*JOB*: Return nothing but the lines from the one with "Clone this chart in matplotlib." through the one with "fig = plt.figure(figsize=(6.0, 4.51), dpi=100)" in the data below, word for word and without pictures.

*RECORDED DATA*:
********
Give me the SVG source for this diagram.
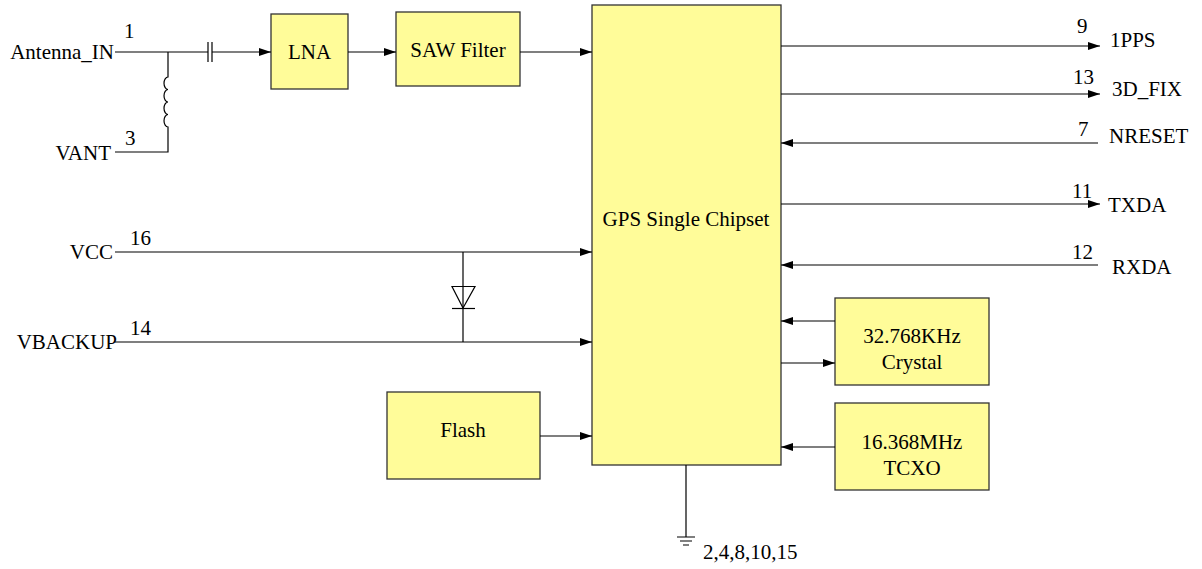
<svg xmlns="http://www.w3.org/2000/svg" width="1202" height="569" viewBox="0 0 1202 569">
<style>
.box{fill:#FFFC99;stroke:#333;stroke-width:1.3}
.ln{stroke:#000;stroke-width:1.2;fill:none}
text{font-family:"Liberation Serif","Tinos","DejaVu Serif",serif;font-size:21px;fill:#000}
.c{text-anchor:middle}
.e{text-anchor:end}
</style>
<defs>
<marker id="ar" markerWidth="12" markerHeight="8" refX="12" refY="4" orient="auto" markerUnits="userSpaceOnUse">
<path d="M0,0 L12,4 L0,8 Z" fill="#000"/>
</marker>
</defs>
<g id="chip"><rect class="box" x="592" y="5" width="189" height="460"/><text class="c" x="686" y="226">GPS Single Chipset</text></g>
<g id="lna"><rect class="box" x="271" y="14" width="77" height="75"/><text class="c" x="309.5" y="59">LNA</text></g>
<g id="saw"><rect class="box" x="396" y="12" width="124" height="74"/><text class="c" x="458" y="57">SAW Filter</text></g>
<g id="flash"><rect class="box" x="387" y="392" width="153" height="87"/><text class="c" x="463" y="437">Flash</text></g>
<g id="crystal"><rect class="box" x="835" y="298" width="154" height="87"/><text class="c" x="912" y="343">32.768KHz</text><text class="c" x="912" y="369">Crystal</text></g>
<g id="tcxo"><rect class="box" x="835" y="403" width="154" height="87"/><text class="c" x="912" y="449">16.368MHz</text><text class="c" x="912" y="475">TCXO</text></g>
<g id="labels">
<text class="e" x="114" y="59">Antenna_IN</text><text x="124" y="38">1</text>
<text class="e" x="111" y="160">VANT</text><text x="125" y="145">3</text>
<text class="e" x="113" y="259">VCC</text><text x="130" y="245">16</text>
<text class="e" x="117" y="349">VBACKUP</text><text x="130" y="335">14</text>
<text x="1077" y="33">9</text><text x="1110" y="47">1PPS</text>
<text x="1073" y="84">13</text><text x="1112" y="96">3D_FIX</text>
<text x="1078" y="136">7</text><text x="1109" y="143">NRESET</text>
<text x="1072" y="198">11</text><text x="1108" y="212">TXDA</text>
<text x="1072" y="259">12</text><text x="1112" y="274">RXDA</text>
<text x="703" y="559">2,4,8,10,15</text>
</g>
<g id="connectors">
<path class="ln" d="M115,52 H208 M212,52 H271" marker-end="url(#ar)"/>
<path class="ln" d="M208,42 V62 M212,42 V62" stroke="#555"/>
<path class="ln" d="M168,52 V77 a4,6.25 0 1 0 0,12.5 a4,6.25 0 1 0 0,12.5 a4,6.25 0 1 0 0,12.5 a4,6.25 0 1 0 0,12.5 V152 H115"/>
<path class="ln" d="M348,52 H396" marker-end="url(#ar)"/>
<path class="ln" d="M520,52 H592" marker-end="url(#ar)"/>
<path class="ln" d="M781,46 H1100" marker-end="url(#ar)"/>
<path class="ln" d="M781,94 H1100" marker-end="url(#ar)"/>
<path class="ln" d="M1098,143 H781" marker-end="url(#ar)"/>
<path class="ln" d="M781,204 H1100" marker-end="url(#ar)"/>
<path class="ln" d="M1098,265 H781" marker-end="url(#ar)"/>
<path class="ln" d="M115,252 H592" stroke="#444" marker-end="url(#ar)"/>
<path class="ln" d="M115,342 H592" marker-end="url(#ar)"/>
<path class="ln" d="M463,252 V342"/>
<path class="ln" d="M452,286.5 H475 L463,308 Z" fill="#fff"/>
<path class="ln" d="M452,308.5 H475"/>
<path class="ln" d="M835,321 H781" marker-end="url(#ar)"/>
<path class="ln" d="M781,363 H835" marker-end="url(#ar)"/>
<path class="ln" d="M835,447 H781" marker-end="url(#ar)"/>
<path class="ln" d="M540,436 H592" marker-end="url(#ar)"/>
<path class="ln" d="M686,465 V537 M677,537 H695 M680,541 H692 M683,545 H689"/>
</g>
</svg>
********
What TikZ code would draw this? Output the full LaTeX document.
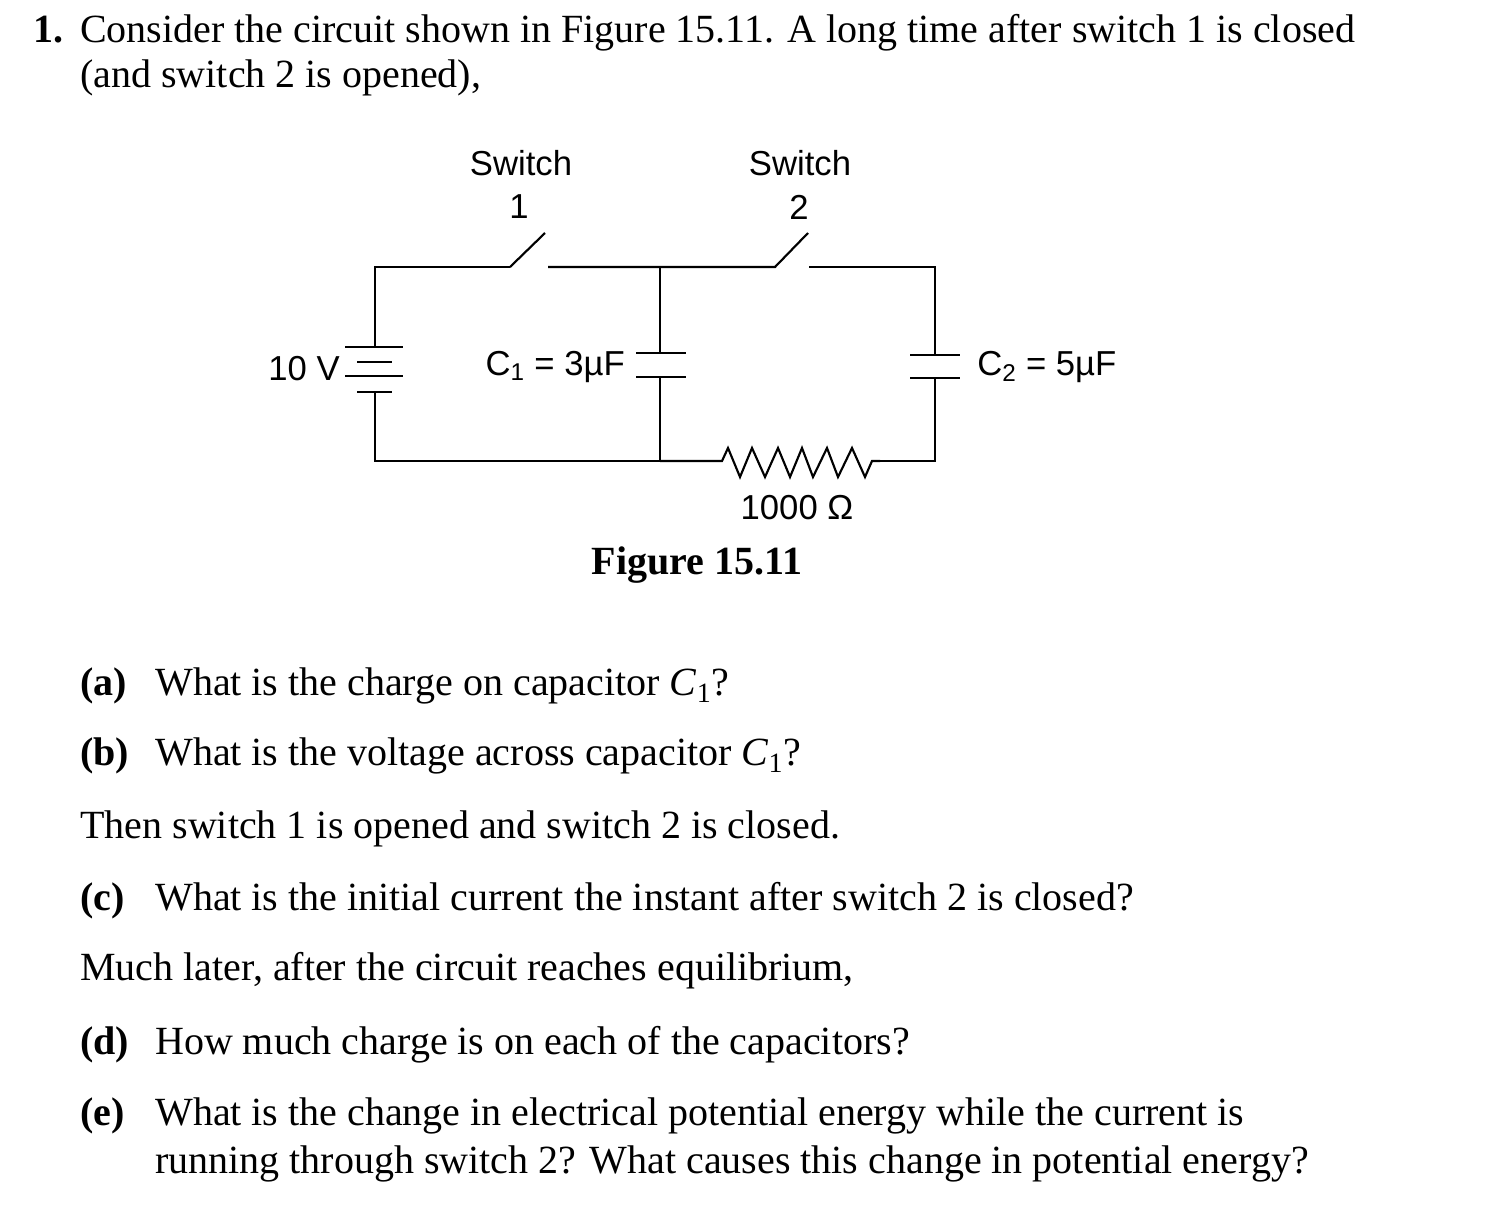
********
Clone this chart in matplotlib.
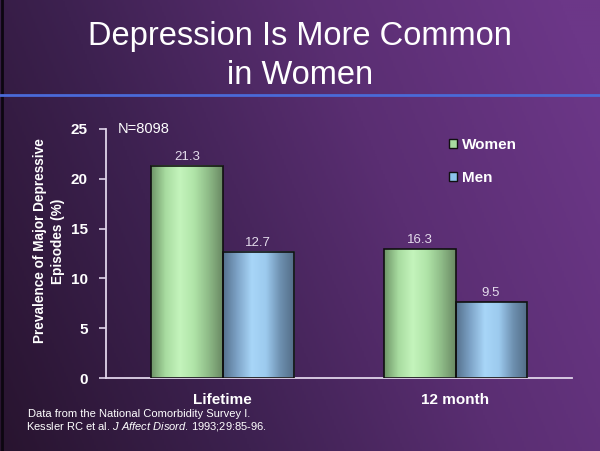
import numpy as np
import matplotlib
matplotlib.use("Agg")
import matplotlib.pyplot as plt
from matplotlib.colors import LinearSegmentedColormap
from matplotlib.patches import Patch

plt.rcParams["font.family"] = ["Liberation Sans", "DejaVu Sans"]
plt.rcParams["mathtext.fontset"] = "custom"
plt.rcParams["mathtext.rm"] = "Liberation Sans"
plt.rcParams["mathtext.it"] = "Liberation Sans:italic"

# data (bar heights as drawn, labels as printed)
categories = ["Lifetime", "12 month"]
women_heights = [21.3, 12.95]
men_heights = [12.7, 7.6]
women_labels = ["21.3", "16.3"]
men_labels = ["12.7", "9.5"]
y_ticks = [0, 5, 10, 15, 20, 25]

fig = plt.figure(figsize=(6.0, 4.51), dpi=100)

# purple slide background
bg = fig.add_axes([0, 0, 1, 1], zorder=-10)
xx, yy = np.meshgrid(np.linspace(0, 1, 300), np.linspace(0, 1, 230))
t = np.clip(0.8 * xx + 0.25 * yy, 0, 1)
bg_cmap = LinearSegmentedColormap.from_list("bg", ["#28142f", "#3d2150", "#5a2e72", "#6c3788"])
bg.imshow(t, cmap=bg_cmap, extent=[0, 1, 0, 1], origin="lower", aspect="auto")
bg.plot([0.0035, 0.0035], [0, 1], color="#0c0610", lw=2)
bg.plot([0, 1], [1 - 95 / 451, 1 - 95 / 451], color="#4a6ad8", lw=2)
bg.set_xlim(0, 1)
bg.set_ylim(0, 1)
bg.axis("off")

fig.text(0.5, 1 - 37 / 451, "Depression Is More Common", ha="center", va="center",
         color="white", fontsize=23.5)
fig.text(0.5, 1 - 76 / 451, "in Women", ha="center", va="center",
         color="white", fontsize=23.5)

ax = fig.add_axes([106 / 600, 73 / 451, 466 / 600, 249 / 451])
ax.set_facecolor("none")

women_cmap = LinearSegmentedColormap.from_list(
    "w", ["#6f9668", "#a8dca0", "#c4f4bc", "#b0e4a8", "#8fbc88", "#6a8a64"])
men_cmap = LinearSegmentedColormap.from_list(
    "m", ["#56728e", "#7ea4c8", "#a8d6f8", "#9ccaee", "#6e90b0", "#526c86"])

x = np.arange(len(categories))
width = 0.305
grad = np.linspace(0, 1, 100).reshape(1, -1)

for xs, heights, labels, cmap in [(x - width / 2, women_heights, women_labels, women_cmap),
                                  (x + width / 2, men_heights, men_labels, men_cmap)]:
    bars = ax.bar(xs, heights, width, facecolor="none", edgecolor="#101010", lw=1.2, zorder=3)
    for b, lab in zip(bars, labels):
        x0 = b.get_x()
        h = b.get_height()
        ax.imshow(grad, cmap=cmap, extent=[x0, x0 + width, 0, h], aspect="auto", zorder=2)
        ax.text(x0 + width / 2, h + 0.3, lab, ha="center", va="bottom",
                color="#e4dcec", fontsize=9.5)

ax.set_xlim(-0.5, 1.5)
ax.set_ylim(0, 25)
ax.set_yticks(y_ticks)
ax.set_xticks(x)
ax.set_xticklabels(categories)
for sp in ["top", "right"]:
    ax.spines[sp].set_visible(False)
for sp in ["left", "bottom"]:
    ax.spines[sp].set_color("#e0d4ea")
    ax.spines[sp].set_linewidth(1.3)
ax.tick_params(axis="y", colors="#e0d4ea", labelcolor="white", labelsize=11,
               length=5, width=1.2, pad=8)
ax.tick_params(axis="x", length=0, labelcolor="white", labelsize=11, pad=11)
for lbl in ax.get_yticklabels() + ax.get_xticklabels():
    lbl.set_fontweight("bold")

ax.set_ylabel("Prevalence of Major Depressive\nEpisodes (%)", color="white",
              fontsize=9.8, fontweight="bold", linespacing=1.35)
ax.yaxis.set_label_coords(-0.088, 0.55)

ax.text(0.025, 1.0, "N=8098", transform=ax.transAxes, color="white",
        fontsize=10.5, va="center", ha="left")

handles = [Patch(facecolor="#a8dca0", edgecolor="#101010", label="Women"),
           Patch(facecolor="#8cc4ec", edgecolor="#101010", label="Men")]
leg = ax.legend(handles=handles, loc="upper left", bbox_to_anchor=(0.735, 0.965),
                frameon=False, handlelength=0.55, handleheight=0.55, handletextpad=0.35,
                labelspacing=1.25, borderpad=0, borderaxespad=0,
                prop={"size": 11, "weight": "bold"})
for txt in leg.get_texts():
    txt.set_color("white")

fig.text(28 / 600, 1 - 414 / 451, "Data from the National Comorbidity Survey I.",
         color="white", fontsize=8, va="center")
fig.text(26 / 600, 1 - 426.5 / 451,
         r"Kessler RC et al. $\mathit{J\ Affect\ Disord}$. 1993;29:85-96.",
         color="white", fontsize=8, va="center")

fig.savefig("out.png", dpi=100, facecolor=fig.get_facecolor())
********
*EXERCISE RESULT*:
Clone this chart in matplotlib.
import numpy as np
import matplotlib
matplotlib.use("Agg")
import matplotlib.pyplot as plt
from matplotlib.colors import LinearSegmentedColormap
from matplotlib.patches import Patch

plt.rcParams["font.family"] = ["Liberation Sans", "DejaVu Sans"]
plt.rcParams["mathtext.fontset"] = "custom"
plt.rcParams["mathtext.rm"] = "Liberation Sans"
plt.rcParams["mathtext.it"] = "Liberation Sans:italic"

# data (bar heights as drawn, labels as printed)
categories = ["Lifetime", "12 month"]
women_heights = [21.3, 12.95]
men_heights = [12.7, 7.6]
women_labels = ["21.3", "16.3"]
men_labels = ["12.7", "9.5"]
y_ticks = [0, 5, 10, 15, 20, 25]

fig = plt.figure(figsize=(6.0, 4.51), dpi=100)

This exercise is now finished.